** WRITTEN REQUEST **
Skip the pictures. Transcribe the rest of the data below without changing a word.

** MATERIAL PROVIDED **
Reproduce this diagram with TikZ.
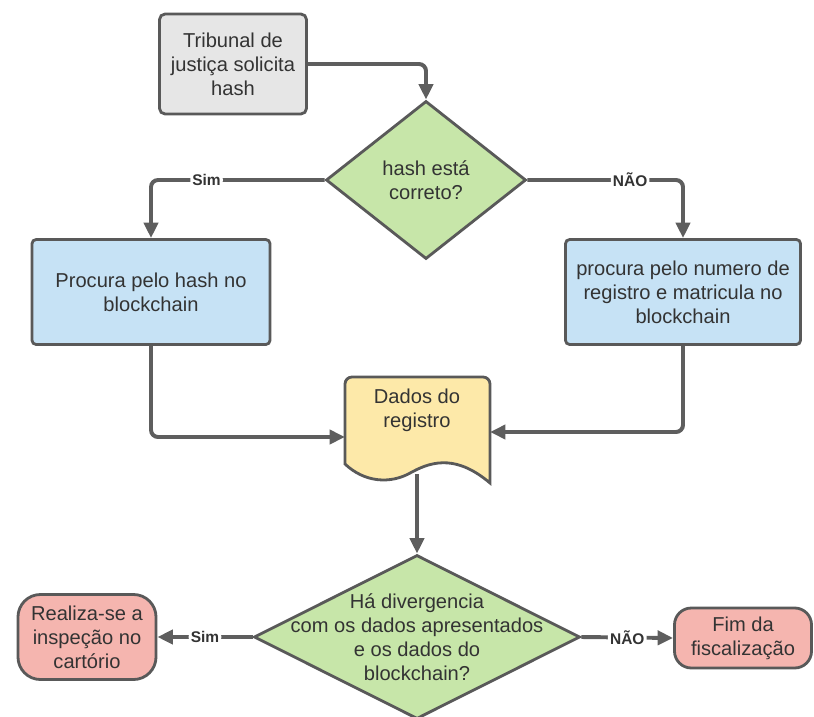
\documentclass[tikz,border=0pt]{standalone}
\usepackage{fontspec}
\setmainfont{Liberation Sans}
\usetikzlibrary{shapes.geometric,arrows.meta}
\definecolor{linegray}{HTML}{595959}
\definecolor{arrowgray}{HTML}{5E5E5E}
\definecolor{textgray}{HTML}{333333}
\definecolor{boxgray}{HTML}{E6E6E6}
\definecolor{boxblue}{HTML}{C6E2F5}
\definecolor{decgreen}{HTML}{C7E6A9}
\definecolor{docyellow}{HTML}{FDE9A9}
\definecolor{endred}{HTML}{F5B5AF}
\tikzset{
    base/.style={draw=linegray, line width=2pt, align=center, text=textgray,
        font=\fontsize{14.3}{17}\selectfont, inner sep=2pt},
    startbox/.style={base, fill=boxgray, rounded corners=4pt,
        minimum width=3.675cm, minimum height=2.5cm},
    procbox/.style={base, fill=boxblue, rounded corners=3pt, minimum height=2.625cm},
    decision/.style={base, diamond, fill=decgreen, inner sep=0pt},
    docbox/.style={draw=linegray, line width=2pt, fill=docyellow},
    endbox/.style={base, fill=endred},
    plain/.style={align=center, text=textgray, font=\fontsize{14.3}{17}\selectfont},
    flow/.style={draw=arrowgray, line width=2.8pt, rounded corners=5pt,
        -{Triangle[length=11pt,width=10pt]}},
    answer/.style={fill=white, text=textgray, inner sep=1.5pt,
        font=\bfseries\fontsize{11}{13}\selectfont},
}

\begin{document}
\begin{tikzpicture}[x=0.025cm, y=-0.025cm]
\useasboundingbox (0,0) rectangle (814,716);

% Start
\node[startbox] (trib) at (233,64) {Tribunal de\\justiça solicita\\hash};

% First check
\node[decision, minimum width=5cm, minimum height=3.95cm,
    label={[plain]center:hash está\\correto?}] (q1) at (426,180) {};

% Look ups
\node[procbox, minimum width=5.95cm] (lbox) at (151,292) {Procura pelo hash no\\blockchain};
\node[procbox, minimum width=5.875cm] (rbox) at (683,292) {procura pelo numero de\\registro e matricula no\\blockchain};

% Document
\draw[docbox] (345,464) [rounded corners=5] -- (345,377) -- (490,377) [sharp corners] -- (490,483)
    .. controls (458,456) and (434,460) .. (412,472)
    .. controls (390,485) and (364,482) .. (345,464) -- cycle;
\node[plain] (dados) at (417,410) {Dados do\\registro};
\coordinate (dadosL) at (345,437);
\coordinate (dadosR) at (490,432);
\coordinate (dadosB) at (417,474);

% Second check
\node[decision, minimum width=8.15cm, minimum height=4.1cm,
    label={[plain]center:Há divergencia\\com os dados apresentados\\e os dados do\\blockchain?}] (q2) at (417,637) {};

% Ends
\node[endbox, rounded corners=16pt, minimum width=3.45cm, minimum height=2.125cm] (lend) at (87,637) {Realiza-se a\\inspeção no\\cartório};
\node[endbox, rounded corners=12pt, minimum width=3.425cm, minimum height=1.5cm] (rend) at (743,638) {Fim da\\fiscalização};

% Arrows
\draw[flow] (trib.east) -| (q1.north);
\draw[flow] (q1.west) -| node[answer, pos=0.34] {Sim} (lbox.north);
\draw[flow] (q1.east) -| node[answer, pos=0.33] {NÃO} (rbox.north);
\draw[flow] (lbox.south) |- (dadosL);
\draw[flow] (rbox.south) |- (dadosR);
\draw[flow] (dadosB) -- (q2.north);
\draw[flow] (q2.west) -- node[answer] {Sim} (lend.east);
\draw[flow] (q2.east) -- node[answer] {NÃO} (rend.west);
\end{tikzpicture}
\end{document}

** EXPECTED OUTPUT **
Reproduce this diagram with TikZ.
\documentclass[tikz,border=0pt]{standalone}
\usepackage{fontspec}
\setmainfont{Liberation Sans}
\usetikzlibrary{shapes.geometric,arrows.meta}
\definecolor{linegray}{HTML}{595959}
\definecolor{arrowgray}{HTML}{5E5E5E}
\definecolor{textgray}{HTML}{333333}
\definecolor{boxgray}{HTML}{E6E6E6}
\definecolor{boxblue}{HTML}{C6E2F5}
\definecolor{decgreen}{HTML}{C7E6A9}
\definecolor{docyellow}{HTML}{FDE9A9}
\definecolor{endred}{HTML}{F5B5AF}
\tikzset{
    base/.style={draw=linegray, line width=2pt, align=center, text=textgray,
        font=\fontsize{14.3}{17}\selectfont, inner sep=2pt},
    startbox/.style={base, fill=boxgray, rounded corners=4pt,
        minimum width=3.675cm, minimum height=2.5cm},
    procbox/.style={base, fill=boxblue, rounded corners=3pt, minimum height=2.625cm},
    decision/.style={base, diamond, fill=decgreen, inner sep=0pt},
    docbox/.style={draw=linegray, line width=2pt, fill=docyellow},
    endbox/.style={base, fill=endred},
    plain/.style={align=center, text=textgray, font=\fontsize{14.3}{17}\selectfont},
    flow/.style={draw=arrowgray, line width=2.8pt, rounded corners=5pt,
        -{Triangle[length=11pt,width=10pt]}},
    answer/.style={fill=white, text=textgray, inner sep=1.5pt,
        font=\bfseries\fontsize{11}{13}\selectfont},
}

\begin{document}
\begin{tikzpicture}[x=0.025cm, y=-0.025cm]
\useasboundingbox (0,0) rectangle (814,716);

% Start
\node[startbox] (trib) at (233,64) {Tribunal de\\justiça solicita\\hash};

% First check
\node[decision, minimum width=5cm, minimum height=3.95cm,
    label={[plain]center:hash está\\correto?}] (q1) at (426,180) {};

% Look ups
\node[procbox, minimum width=5.95cm] (lbox) at (151,292) {Procura pelo hash no\\blockchain};
\node[procbox, minimum width=5.875cm] (rbox) at (683,292) {procura pelo numero de\\registro e matricula no\\blockchain};

% Document
\draw[docbox] (345,464) [rounded corners=5] -- (345,377) -- (490,377) [sharp corners] -- (490,483)
    .. controls (458,456) and (434,460) .. (412,472)
    .. controls (390,485) and (364,482) .. (345,464) -- cycle;
\node[plain] (dados) at (417,410) {Dados do\\registro};
\coordinate (dadosL) at (345,437);
\coordinate (dadosR) at (490,432);
\coordinate (dadosB) at (417,474);

% Second check
\node[decision, minimum width=8.15cm, minimum height=4.1cm,
    label={[plain]center:Há divergencia\\com os dados apresentados\\e os dados do\\blockchain?}] (q2) at (417,637) {};

% Ends
\node[endbox, rounded corners=16pt, minimum width=3.45cm, minimum height=2.125cm] (lend) at (87,637) {Realiza-se a\\inspeção no\\cartório};
\node[endbox, rounded corners=12pt, minimum width=3.425cm, minimum height=1.5cm] (rend) at (743,638) {Fim da\\fiscalização};

% Arrows
\draw[flow] (trib.east) -| (q1.north);
\draw[flow] (q1.west) -| node[answer, pos=0.34] {Sim} (lbox.north);
\draw[flow] (q1.east) -| node[answer, pos=0.33] {NÃO} (rbox.north);
\draw[flow] (lbox.south) |- (dadosL);
\draw[flow] (rbox.south) |- (dadosR);
\draw[flow] (dadosB) -- (q2.north);
\draw[flow] (q2.west) -- node[answer] {Sim} (lend.east);
\draw[flow] (q2.east) -- node[answer] {NÃO} (rend.west);
\end{tikzpicture}
\end{document}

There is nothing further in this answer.